Ansosnten ein Raum-Mikrofon, sowas ist kein Thema, z.B. nen Samson Go Mic mit Omnidirektionalen Modus zentral hinstellen, aber man hört dann alles, jedes Geklapper, Räuspern, Furze und co.


----------



## DerKabelbinder (31. Januar 2018)

*Mikrofon:*
günstiges Nackenbügel-Mikro; z.B. the t.bone HC 444 TWS Nackenbügelmikrofon – Musikhaus Thomann
*Adapter:*
Mini-XLR Male auf XLR Male; HICON Adapter HI-X3MX3-MM – Musikhaus Thomann
*Soundkarte:*
vierkanäliges Interface; z.B. Behringer UMC404HD – Musikhaus Thomann
oder sechskanäliger Mixer; z.B. the t.mix xmix 1202 USB – Musikhaus Thomann

Das wäre die günstigste Variante, wenn man kein "Raummikro" platzieren möchte.
Wireless wird dann noch mal deutlich teurer.


----------



## kazzig (1. Februar 2018)

Danke für die Tipps! Das mit dem "Headset für jeden" wird wahrscheinlich nicht so einfach zu realisieren sein. Das mit dem Samson Go Mic war ein sehr guter Hinweis! Für den geringen Preis werden wir das damit auf jeden Fall mit der Kugel-Charakteristik testen.
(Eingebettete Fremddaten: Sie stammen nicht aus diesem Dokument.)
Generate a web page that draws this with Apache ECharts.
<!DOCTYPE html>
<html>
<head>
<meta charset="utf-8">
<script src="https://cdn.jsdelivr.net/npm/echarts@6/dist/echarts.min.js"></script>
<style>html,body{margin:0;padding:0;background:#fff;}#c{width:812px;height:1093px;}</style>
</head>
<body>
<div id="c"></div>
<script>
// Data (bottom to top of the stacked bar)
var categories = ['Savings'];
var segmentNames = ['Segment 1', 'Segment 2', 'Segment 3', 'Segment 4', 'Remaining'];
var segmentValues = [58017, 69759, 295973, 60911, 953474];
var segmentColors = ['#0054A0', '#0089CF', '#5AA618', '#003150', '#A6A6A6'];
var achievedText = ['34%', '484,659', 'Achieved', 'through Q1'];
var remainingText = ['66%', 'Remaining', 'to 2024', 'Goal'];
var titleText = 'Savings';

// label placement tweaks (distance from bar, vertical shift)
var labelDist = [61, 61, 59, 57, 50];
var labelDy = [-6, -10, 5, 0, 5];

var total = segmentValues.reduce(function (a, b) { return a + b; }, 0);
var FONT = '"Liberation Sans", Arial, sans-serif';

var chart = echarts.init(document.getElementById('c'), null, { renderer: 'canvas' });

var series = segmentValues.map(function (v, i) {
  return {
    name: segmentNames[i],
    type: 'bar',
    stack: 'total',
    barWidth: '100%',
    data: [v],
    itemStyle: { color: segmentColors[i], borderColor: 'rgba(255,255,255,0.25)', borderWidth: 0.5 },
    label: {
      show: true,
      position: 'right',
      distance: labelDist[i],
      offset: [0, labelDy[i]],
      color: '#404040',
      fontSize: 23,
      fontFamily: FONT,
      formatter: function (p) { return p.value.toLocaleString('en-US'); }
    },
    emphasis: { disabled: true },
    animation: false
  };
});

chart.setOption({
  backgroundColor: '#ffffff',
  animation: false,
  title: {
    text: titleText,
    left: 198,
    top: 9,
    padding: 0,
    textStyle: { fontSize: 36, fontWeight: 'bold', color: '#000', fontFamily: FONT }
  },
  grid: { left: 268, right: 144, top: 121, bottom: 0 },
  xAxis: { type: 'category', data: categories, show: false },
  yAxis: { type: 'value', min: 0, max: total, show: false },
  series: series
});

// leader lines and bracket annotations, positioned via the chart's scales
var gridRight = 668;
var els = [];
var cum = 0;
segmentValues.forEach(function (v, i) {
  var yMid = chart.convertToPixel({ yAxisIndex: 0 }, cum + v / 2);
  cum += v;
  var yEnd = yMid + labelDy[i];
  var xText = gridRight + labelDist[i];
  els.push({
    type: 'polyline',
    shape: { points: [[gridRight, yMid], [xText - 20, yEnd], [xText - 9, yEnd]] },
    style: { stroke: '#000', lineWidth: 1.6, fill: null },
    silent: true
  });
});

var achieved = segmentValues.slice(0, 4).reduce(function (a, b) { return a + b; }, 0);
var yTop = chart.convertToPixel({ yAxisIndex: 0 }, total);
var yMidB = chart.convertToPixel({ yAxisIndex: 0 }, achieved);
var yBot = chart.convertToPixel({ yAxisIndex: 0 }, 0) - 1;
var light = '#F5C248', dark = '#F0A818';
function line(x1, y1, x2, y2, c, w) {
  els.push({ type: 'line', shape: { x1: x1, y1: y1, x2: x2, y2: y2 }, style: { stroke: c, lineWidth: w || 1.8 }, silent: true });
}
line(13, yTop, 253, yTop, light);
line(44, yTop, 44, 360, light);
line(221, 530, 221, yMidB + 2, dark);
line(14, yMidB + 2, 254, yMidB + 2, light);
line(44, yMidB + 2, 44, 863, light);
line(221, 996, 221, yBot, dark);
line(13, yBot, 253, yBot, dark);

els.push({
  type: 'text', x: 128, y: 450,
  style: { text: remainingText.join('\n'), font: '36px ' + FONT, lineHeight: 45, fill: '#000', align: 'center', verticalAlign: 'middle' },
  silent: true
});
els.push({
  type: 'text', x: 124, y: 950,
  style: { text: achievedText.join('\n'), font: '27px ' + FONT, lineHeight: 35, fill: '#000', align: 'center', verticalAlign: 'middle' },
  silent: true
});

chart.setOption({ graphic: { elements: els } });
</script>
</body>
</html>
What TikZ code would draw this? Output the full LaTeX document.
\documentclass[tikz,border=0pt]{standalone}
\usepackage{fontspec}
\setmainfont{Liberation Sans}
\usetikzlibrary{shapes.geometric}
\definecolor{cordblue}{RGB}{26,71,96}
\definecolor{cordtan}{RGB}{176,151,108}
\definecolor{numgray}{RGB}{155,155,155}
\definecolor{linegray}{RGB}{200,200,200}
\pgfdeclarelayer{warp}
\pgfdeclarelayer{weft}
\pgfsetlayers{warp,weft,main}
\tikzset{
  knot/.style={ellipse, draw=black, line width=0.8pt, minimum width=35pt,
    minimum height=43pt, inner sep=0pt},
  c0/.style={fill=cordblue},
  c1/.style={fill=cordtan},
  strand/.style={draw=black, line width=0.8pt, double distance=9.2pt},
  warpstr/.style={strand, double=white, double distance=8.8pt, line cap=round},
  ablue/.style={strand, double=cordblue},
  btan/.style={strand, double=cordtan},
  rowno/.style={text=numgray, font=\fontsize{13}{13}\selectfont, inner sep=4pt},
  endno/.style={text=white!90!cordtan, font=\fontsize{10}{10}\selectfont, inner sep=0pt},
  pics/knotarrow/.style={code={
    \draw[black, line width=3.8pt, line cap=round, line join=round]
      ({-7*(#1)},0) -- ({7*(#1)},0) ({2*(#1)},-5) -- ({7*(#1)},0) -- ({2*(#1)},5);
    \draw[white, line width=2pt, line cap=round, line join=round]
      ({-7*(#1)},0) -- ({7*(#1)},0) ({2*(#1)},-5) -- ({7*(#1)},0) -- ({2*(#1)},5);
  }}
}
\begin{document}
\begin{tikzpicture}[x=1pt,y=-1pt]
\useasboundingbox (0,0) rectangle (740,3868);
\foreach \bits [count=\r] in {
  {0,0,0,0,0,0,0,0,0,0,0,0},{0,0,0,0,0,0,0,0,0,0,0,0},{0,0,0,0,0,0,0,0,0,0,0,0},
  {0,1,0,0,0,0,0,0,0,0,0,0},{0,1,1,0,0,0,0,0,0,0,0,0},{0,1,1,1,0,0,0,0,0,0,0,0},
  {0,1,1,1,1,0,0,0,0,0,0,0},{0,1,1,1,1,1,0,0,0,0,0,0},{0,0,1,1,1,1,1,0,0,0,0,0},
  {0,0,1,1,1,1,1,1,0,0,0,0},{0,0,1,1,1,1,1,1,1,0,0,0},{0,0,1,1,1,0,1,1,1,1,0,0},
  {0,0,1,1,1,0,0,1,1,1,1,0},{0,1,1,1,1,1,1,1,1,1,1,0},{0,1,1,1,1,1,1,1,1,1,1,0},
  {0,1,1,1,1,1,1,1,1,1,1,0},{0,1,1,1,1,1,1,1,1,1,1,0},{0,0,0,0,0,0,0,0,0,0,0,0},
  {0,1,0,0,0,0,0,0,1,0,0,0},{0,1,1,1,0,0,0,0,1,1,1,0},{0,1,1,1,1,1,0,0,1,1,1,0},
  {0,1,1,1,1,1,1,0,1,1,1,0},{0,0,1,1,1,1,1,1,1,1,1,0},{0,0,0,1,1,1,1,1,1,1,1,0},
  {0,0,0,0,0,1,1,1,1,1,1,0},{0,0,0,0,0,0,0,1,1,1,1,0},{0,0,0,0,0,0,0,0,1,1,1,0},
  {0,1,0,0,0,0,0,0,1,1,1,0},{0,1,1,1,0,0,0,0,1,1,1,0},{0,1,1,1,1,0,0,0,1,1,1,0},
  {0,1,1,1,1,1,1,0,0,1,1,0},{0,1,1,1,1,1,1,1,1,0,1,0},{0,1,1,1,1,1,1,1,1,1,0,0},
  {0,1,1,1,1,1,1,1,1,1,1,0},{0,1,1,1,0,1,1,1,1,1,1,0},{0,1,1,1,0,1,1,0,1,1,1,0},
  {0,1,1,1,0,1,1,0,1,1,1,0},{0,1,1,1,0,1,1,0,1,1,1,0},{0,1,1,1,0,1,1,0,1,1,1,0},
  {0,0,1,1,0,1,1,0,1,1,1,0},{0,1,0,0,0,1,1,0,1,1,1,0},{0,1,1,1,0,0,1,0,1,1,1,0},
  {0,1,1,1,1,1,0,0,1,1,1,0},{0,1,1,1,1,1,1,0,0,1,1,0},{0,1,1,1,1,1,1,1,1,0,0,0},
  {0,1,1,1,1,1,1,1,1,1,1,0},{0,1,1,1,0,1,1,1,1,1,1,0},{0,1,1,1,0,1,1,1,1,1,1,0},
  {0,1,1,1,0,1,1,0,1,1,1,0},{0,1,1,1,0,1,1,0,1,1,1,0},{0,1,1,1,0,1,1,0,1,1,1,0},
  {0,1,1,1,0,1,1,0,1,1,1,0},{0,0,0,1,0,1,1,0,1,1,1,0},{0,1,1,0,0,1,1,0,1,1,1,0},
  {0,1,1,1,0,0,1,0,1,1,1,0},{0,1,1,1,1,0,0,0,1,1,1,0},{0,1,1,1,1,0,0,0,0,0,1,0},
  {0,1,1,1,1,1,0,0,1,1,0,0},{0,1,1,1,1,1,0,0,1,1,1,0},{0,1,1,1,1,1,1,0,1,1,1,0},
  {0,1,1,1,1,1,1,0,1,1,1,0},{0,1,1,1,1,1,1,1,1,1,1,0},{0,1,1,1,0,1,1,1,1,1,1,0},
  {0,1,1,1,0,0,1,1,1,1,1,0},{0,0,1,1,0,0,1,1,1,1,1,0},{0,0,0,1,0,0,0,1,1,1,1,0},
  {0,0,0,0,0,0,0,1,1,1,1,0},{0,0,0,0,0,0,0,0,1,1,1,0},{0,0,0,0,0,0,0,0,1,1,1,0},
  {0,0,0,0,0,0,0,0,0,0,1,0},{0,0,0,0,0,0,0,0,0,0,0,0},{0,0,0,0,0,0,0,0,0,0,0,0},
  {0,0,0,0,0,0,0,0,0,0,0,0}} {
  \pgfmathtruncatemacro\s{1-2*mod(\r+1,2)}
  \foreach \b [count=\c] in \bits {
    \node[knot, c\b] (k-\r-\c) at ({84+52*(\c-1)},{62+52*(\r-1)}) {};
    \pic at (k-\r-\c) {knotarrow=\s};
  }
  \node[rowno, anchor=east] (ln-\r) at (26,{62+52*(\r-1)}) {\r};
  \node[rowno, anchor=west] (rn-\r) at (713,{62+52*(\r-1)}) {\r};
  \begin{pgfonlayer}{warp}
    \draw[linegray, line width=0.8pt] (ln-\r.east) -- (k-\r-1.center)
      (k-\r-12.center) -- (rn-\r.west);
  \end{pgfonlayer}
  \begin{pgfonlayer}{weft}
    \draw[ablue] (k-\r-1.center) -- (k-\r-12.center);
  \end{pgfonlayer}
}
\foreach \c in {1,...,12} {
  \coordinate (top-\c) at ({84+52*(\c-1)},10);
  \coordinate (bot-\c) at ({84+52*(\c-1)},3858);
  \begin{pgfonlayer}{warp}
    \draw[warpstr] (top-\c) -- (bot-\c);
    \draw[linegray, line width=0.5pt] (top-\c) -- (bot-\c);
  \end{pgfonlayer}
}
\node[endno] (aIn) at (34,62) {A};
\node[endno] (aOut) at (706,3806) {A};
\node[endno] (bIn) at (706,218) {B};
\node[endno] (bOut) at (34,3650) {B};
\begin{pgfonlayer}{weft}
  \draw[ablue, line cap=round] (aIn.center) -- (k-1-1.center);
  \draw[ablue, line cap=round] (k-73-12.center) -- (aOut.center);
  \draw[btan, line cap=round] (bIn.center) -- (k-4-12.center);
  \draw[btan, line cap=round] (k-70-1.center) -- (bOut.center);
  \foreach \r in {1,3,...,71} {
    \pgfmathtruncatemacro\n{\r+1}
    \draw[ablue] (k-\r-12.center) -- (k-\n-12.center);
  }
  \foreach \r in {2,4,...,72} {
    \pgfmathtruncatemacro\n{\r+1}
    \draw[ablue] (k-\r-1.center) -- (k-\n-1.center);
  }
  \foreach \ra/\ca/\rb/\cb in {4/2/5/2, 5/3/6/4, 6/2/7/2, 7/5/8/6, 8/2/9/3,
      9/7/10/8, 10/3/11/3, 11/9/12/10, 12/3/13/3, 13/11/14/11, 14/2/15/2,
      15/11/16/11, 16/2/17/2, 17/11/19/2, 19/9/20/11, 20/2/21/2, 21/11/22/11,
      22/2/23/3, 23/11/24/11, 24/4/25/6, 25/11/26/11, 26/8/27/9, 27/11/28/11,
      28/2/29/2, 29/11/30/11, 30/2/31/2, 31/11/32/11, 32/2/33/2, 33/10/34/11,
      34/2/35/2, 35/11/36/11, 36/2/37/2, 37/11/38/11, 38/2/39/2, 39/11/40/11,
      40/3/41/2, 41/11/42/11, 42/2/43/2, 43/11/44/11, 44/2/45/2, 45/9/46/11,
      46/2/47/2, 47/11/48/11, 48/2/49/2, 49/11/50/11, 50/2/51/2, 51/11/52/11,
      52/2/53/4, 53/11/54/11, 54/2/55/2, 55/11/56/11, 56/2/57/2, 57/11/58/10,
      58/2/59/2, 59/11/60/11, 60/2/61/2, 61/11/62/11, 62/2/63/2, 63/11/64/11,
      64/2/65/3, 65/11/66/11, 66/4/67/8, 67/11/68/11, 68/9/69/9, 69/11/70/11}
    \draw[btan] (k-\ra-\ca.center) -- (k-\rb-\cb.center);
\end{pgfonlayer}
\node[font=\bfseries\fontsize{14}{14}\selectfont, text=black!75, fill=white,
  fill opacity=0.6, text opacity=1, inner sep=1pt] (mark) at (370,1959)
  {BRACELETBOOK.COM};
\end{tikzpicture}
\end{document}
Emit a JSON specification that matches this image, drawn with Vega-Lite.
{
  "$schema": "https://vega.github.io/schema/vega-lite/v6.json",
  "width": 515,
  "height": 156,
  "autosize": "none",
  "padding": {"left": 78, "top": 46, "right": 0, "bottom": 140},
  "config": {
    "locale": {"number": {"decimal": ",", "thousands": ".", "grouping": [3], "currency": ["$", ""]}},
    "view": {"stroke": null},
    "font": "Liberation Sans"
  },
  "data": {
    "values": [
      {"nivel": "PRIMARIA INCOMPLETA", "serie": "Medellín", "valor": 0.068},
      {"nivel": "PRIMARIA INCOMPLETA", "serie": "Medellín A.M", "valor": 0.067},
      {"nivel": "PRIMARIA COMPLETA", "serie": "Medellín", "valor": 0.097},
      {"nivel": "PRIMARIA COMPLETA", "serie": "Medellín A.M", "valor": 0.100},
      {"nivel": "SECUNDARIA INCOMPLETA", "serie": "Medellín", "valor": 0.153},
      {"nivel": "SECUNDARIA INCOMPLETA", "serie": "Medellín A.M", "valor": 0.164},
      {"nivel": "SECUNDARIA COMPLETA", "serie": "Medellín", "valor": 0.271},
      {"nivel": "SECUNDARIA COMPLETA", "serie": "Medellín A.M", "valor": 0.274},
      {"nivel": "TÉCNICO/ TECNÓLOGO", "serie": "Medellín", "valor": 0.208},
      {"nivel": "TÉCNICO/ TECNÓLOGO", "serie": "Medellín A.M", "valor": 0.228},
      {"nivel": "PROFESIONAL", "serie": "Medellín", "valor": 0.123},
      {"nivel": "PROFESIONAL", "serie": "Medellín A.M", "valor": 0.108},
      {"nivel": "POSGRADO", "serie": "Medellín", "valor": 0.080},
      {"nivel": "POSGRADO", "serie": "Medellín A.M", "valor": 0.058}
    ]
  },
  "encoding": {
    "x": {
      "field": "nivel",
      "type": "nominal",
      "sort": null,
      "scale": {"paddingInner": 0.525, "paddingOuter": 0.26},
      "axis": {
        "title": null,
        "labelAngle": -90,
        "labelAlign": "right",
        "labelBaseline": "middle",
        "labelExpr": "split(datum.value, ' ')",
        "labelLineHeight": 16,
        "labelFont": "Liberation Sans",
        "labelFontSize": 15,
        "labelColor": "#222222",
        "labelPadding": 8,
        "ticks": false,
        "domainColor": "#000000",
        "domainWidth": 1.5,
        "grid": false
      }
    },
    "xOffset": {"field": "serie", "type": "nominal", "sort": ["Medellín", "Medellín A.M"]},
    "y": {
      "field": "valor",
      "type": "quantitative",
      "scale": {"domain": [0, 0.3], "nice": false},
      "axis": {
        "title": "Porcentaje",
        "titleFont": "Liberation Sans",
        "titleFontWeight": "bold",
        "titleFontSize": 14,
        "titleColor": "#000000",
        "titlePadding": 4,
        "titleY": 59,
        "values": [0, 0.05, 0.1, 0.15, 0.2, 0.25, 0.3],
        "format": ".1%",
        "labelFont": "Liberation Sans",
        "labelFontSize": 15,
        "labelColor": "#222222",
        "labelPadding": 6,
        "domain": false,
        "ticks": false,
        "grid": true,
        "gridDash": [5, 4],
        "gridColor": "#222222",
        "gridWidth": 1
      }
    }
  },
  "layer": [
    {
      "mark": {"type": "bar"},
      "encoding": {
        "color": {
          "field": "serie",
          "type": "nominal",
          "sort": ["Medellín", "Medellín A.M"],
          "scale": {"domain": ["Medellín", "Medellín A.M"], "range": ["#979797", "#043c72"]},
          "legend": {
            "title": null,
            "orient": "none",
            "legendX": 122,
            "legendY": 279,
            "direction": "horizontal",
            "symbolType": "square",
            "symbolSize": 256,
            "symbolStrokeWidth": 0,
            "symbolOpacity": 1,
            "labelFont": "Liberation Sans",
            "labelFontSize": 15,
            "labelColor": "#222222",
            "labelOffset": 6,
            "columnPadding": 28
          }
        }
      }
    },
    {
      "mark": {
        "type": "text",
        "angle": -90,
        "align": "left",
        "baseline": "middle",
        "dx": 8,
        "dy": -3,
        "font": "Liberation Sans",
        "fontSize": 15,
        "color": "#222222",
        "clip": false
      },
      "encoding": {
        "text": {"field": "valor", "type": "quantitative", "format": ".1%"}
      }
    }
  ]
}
Wenn wir das Mikro außerhalb der Reichweite am Tisch befestigen, müsste es eigentlich klappen.
Alles andere wäre wahrscheinlich overkill für unser Vorhaben


----------



## Morgoth-Aut (1. Februar 2018)

DerKabelbinder schrieb:


> *Mikrofon:*
> günstiges Nackenbügel-Mikro; z.B. the t.bone HC 444 TWS Nackenbügelmikrofon – Musikhaus Thomann
> *Adapter:*
> Mini-XLR Male auf XLR Male; HICON Adapter HI-X3MX3-MM – Musikhaus Thomann
> ...



Rein aus Interesse, wie würde den die Wireless Variante aussehen?


----------



## DerKabelbinder (1. Februar 2018)

Morgoth-Aut schrieb:


> Rein aus Interesse, wie würde den die Wireless Variante aussehen?


Gute Frage. Von Wireless hab ich eigentlich keinen Plan 
Aber schau vielleicht einfach mal bei Thomann nach den t.bone Bundles. Die Transmitter gibts wohl auch einzeln.


----------